The Blackwood Research Group

Tomboy Funky

It was a shocking scene to me when I was invited to a pageant of Indonesian women domestic workers in Hong Kong last year. I was told that the theme of the pageant was “Tomboy Funky” with all participants wearing the trendiest clothes and make-up and walking with masculine gestures. I was shocked because their masculinities were under the spotlight — they displayed no smile, short hair, flat chest, leather boots and heavy metal accessories.

My shock did not go away with the end of the “Tomboy Funky” pageant; instead, it was further intensified when the “Miss Evening Dress” pageant began right after the Tomboy Funky show. The candidates’ sweet smiles, soft gestures and slim-cutting evening dresses highlighted their body curves, making a strong contrast with those tomboys’ masculinities.
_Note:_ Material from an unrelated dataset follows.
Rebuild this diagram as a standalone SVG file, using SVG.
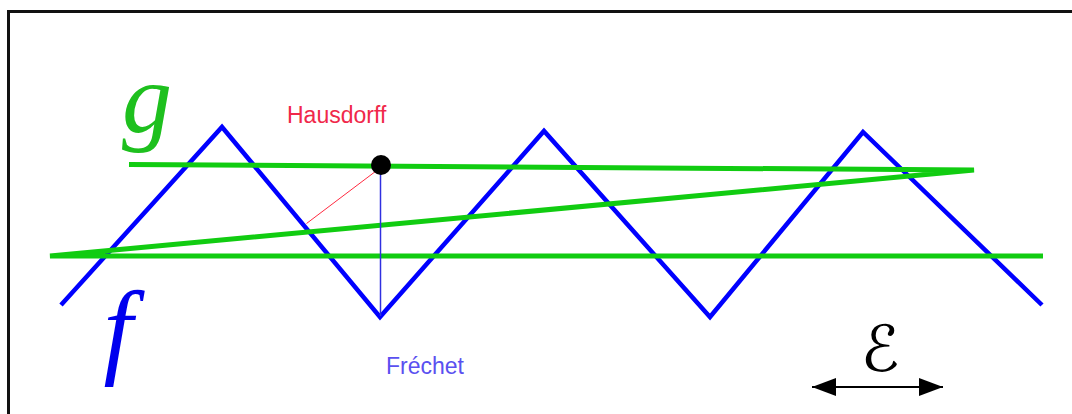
<svg xmlns="http://www.w3.org/2000/svg" width="1072" height="414" viewBox="0 0 1072 414">
<defs>
<style>
.lbl{font-family:"Liberation Sans",Arial,sans-serif;font-size:23px}
.math{font-family:"Liberation Serif","Times New Roman",serif;font-style:italic}
</style>
<marker id="ah" viewBox="0 0 24 18" refX="24" refY="9" markerWidth="24" markerHeight="18" markerUnits="userSpaceOnUse" orient="auto-start-reverse">
<path d="M0,0 L24,9 L0,18 Z" fill="#000"/>
</marker>
</defs>
<rect width="1072" height="414" fill="#fff"/>
<rect x="8.5" y="11.5" width="1100" height="500" fill="none" stroke="#111" stroke-width="3"/>
<g id="f-curve">
<polyline points="61,305 222,127 380,317 544,131 710,317 863,132 1042,305" fill="none" stroke="#0000ff" stroke-width="4.5" stroke-linejoin="miter"/>
</g>
<g id="g-curve">
<polyline points="129,164.5 974,170 50,256 1043,256" fill="none" stroke="#11cc11" stroke-width="5"/>
</g>
<g id="connectors">
<line x1="380" y1="168" x2="306.5" y2="223.5" stroke="#ff2a40" stroke-width="1"/>
<line x1="380.5" y1="166" x2="380.5" y2="316" stroke="#3030e0" stroke-width="1.5"/>
<line x1="812" y1="387" x2="943" y2="387" stroke="#000" stroke-width="2" marker-start="url(#ah)" marker-end="url(#ah)"/>
</g>
<g id="point">
<circle cx="381" cy="165" r="10" fill="#000"/>
</g>
<g id="labels">
<text class="lbl" x="287" y="123" fill="#f0284a">Hausdorff</text>
<text class="lbl" x="386" y="374" fill="#5a50f0" font-size="22">Fréchet</text>
<text class="math" x="147" y="132" font-size="100" fill="#1ec01e" text-anchor="middle">g</text>
<text class="math" x="118" y="364" font-size="105" fill="#0000ee" text-anchor="middle">f</text>
<text x="880" y="371" font-family="DejaVu Sans,sans-serif" font-size="64" fill="#000" text-anchor="middle">ℰ</text>
</g>
</svg>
I was amazed to see both Tomboy Funky and Miss Evening Dress taking place in one event because it suggests that female-bodied persons are now free to choose what attributes, either femininity or masculinity, they want to show off in one event. Everyone has a place to run if one likes to, no matter you are a tomboy or a femme. Isn’t it fair?

Miss Evening Dress

Foreign domestic workers in Hong Kong are live-in domestic workers. They are required by law to live with their employers. The only holiday they get every week is Sunday. And so, Sunday is the only day they can really express themselves, especially in a gendered way, as either a tomboy or a femme. Some Indonesian domestic workers told me that at their employer’s house they could only wear simple clothes (such as T-shirts and sweatpants) and were asked to tie up their hair. Neither hyper-femininity nor hyper-masculinity is allowed. They are being de-sexualized from Monday to Saturday. Sunday is the only day they can celebrate their beauty and their masculinity, and also refresh and recover themselves from the laborious 6-day work.